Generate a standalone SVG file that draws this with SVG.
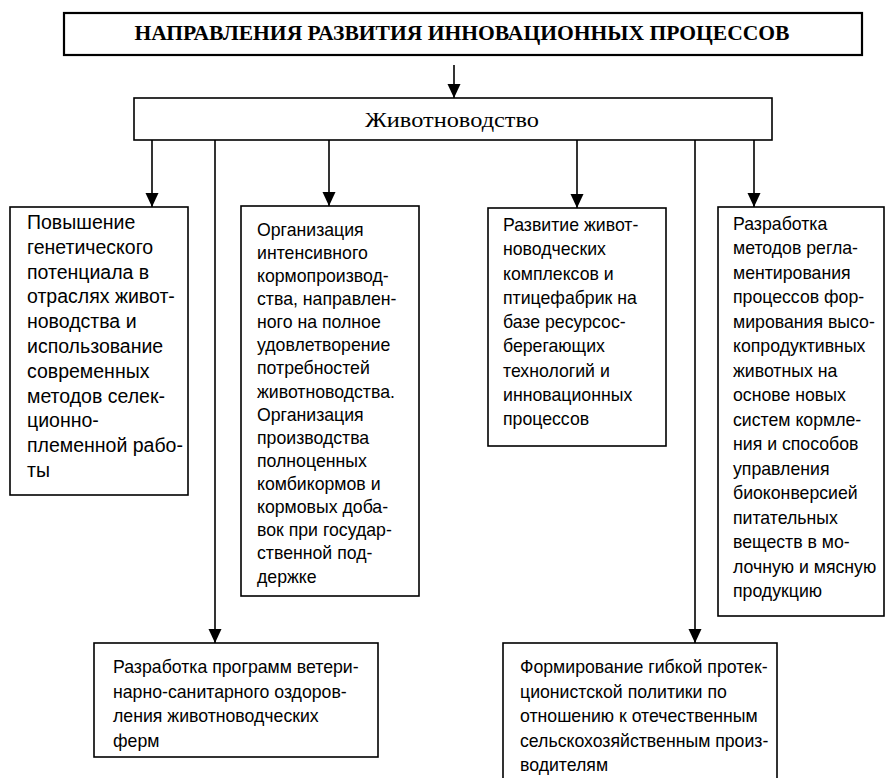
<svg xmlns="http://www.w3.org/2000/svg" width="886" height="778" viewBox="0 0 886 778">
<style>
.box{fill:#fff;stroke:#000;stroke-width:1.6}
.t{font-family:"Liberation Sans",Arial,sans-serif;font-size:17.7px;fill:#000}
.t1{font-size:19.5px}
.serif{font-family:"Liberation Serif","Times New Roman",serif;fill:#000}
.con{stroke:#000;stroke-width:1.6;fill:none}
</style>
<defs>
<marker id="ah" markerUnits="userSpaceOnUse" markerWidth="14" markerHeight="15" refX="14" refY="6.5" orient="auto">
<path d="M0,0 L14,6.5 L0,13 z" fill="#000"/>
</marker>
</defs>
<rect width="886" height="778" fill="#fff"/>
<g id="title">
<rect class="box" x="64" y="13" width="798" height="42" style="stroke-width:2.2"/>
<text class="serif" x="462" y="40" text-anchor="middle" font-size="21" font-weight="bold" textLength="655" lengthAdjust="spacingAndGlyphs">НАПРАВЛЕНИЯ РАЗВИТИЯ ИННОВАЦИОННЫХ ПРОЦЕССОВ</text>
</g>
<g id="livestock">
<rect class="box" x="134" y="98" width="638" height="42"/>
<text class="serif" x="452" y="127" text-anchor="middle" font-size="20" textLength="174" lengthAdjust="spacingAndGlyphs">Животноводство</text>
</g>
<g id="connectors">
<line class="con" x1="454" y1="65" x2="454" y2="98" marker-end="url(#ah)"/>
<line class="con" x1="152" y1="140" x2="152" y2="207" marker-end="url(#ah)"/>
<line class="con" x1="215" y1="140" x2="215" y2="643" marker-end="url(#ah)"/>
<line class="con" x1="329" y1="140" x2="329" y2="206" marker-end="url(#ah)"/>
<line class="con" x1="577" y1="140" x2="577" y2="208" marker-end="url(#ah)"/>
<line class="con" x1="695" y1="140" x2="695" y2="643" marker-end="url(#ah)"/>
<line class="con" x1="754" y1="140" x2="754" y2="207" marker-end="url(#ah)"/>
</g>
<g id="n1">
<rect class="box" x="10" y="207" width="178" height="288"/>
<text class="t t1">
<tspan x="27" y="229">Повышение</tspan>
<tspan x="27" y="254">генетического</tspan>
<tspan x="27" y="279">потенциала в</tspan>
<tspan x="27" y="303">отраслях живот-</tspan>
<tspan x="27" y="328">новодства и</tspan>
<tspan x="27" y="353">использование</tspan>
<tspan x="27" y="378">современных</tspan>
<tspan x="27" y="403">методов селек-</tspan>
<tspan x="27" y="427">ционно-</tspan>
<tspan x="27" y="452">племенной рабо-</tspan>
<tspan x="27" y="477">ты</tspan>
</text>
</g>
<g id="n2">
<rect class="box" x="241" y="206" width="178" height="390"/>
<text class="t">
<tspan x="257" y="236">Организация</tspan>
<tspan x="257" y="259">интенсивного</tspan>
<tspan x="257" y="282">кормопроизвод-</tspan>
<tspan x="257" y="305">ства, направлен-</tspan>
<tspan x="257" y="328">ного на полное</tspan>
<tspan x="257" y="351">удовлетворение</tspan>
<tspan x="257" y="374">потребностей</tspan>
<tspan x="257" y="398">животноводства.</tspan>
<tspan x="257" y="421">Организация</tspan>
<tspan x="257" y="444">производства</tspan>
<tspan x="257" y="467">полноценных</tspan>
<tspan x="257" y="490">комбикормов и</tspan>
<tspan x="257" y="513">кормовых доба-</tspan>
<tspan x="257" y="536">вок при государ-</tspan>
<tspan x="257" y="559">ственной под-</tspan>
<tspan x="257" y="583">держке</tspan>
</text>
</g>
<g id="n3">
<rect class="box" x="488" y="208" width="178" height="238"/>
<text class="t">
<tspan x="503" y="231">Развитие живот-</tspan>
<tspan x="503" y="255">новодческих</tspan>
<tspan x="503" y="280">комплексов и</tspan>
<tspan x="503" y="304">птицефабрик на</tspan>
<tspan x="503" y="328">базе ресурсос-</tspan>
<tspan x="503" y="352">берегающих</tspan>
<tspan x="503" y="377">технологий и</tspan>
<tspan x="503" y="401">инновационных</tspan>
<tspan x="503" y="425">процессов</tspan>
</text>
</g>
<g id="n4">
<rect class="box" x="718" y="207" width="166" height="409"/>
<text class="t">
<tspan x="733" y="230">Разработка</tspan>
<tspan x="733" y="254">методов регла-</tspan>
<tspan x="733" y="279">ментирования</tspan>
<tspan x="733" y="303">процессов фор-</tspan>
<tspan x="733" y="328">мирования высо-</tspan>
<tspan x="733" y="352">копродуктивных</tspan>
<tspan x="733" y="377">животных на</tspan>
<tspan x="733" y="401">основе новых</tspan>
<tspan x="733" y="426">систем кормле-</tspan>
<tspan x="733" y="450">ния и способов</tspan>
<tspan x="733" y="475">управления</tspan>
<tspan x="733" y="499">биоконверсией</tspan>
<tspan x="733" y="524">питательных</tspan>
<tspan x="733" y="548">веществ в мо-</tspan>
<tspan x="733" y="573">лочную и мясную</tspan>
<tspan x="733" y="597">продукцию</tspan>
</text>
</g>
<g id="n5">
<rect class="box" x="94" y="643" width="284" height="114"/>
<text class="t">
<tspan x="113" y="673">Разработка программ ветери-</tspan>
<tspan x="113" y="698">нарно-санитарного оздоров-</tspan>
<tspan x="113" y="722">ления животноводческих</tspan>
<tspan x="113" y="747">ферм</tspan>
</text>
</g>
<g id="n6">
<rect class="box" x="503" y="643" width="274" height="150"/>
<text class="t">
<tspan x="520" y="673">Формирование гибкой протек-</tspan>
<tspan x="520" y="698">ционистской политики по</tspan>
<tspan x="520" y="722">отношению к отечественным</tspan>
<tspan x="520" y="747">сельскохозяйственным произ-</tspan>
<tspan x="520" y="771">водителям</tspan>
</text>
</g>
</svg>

> _OBJECTIVE_: Skip the pictures, then retype every line above exactly.

> _SOLUTION_:
Generate a standalone SVG file that draws this with SVG.
<svg xmlns="http://www.w3.org/2000/svg" width="886" height="778" viewBox="0 0 886 778">
<style>
.box{fill:#fff;stroke:#000;stroke-width:1.6}
.t{font-family:"Liberation Sans",Arial,sans-serif;font-size:17.7px;fill:#000}
.t1{font-size:19.5px}
.serif{font-family:"Liberation Serif","Times New Roman",serif;fill:#000}
.con{stroke:#000;stroke-width:1.6;fill:none}
</style>
<defs>
<marker id="ah" markerUnits="userSpaceOnUse" markerWidth="14" markerHeight="15" refX="14" refY="6.5" orient="auto">
<path d="M0,0 L14,6.5 L0,13 z" fill="#000"/>
</marker>
</defs>
<rect width="886" height="778" fill="#fff"/>
<g id="title">
<rect class="box" x="64" y="13" width="798" height="42" style="stroke-width:2.2"/>
<text class="serif" x="462" y="40" text-anchor="middle" font-size="21" font-weight="bold" textLength="655" lengthAdjust="spacingAndGlyphs">НАПРАВЛЕНИЯ РАЗВИТИЯ ИННОВАЦИОННЫХ ПРОЦЕССОВ</text>
</g>
<g id="livestock">
<rect class="box" x="134" y="98" width="638" height="42"/>
<text class="serif" x="452" y="127" text-anchor="middle" font-size="20" textLength="174" lengthAdjust="spacingAndGlyphs">Животноводство</text>
</g>
<g id="connectors">
<line class="con" x1="454" y1="65" x2="454" y2="98" marker-end="url(#ah)"/>
<line class="con" x1="152" y1="140" x2="152" y2="207" marker-end="url(#ah)"/>
<line class="con" x1="215" y1="140" x2="215" y2="643" marker-end="url(#ah)"/>
<line class="con" x1="329" y1="140" x2="329" y2="206" marker-end="url(#ah)"/>
<line class="con" x1="577" y1="140" x2="577" y2="208" marker-end="url(#ah)"/>
<line class="con" x1="695" y1="140" x2="695" y2="643" marker-end="url(#ah)"/>
<line class="con" x1="754" y1="140" x2="754" y2="207" marker-end="url(#ah)"/>
</g>
<g id="n1">
<rect class="box" x="10" y="207" width="178" height="288"/>
<text class="t t1">
<tspan x="27" y="229">Повышение</tspan>
<tspan x="27" y="254">генетического</tspan>
<tspan x="27" y="279">потенциала в</tspan>
<tspan x="27" y="303">отраслях живот-</tspan>
<tspan x="27" y="328">новодства и</tspan>
<tspan x="27" y="353">использование</tspan>
<tspan x="27" y="378">современных</tspan>
<tspan x="27" y="403">методов селек-</tspan>
<tspan x="27" y="427">ционно-</tspan>
<tspan x="27" y="452">племенной рабо-</tspan>
<tspan x="27" y="477">ты</tspan>
</text>
</g>
<g id="n2">
<rect class="box" x="241" y="206" width="178" height="390"/>
<text class="t">
<tspan x="257" y="236">Организация</tspan>
<tspan x="257" y="259">интенсивного</tspan>
<tspan x="257" y="282">кормопроизвод-</tspan>
<tspan x="257" y="305">ства, направлен-</tspan>
<tspan x="257" y="328">ного на полное</tspan>
<tspan x="257" y="351">удовлетворение</tspan>
<tspan x="257" y="374">потребностей</tspan>
<tspan x="257" y="398">животноводства.</tspan>
<tspan x="257" y="421">Организация</tspan>
<tspan x="257" y="444">производства</tspan>
<tspan x="257" y="467">полноценных</tspan>
<tspan x="257" y="490">комбикормов и</tspan>
<tspan x="257" y="513">кормовых доба-</tspan>
<tspan x="257" y="536">вок при государ-</tspan>
<tspan x="257" y="559">ственной под-</tspan>
<tspan x="257" y="583">держке</tspan>
</text>
</g>
<g id="n3">
<rect class="box" x="488" y="208" width="178" height="238"/>
<text class="t">
<tspan x="503" y="231">Развитие живот-</tspan>
<tspan x="503" y="255">новодческих</tspan>
<tspan x="503" y="280">комплексов и</tspan>
<tspan x="503" y="304">птицефабрик на</tspan>
<tspan x="503" y="328">базе ресурсос-</tspan>
<tspan x="503" y="352">берегающих</tspan>
<tspan x="503" y="377">технологий и</tspan>
<tspan x="503" y="401">инновационных</tspan>
<tspan x="503" y="425">процессов</tspan>
</text>
</g>
<g id="n4">
<rect class="box" x="718" y="207" width="166" height="409"/>
<text class="t">
<tspan x="733" y="230">Разработка</tspan>
<tspan x="733" y="254">методов регла-</tspan>
<tspan x="733" y="279">ментирования</tspan>
<tspan x="733" y="303">процессов фор-</tspan>
<tspan x="733" y="328">мирования высо-</tspan>
<tspan x="733" y="352">копродуктивных</tspan>
<tspan x="733" y="377">животных на</tspan>
<tspan x="733" y="401">основе новых</tspan>
<tspan x="733" y="426">систем кормле-</tspan>
<tspan x="733" y="450">ния и способов</tspan>
<tspan x="733" y="475">управления</tspan>
<tspan x="733" y="499">биоконверсией</tspan>
<tspan x="733" y="524">питательных</tspan>
<tspan x="733" y="548">веществ в мо-</tspan>
<tspan x="733" y="573">лочную и мясную</tspan>
<tspan x="733" y="597">продукцию</tspan>
</text>
</g>
<g id="n5">
<rect class="box" x="94" y="643" width="284" height="114"/>
<text class="t">
<tspan x="113" y="673">Разработка программ ветери-</tspan>
<tspan x="113" y="698">нарно-санитарного оздоров-</tspan>
<tspan x="113" y="722">ления животноводческих</tspan>
<tspan x="113" y="747">ферм</tspan>
</text>
</g>
<g id="n6">
<rect class="box" x="503" y="643" width="274" height="150"/>
<text class="t">
<tspan x="520" y="673">Формирование гибкой протек-</tspan>
<tspan x="520" y="698">ционистской политики по</tspan>
<tspan x="520" y="722">отношению к отечественным</tspan>
<tspan x="520" y="747">сельскохозяйственным произ-</tspan>
<tspan x="520" y="771">водителям</tspan>
</text>
</g>
</svg>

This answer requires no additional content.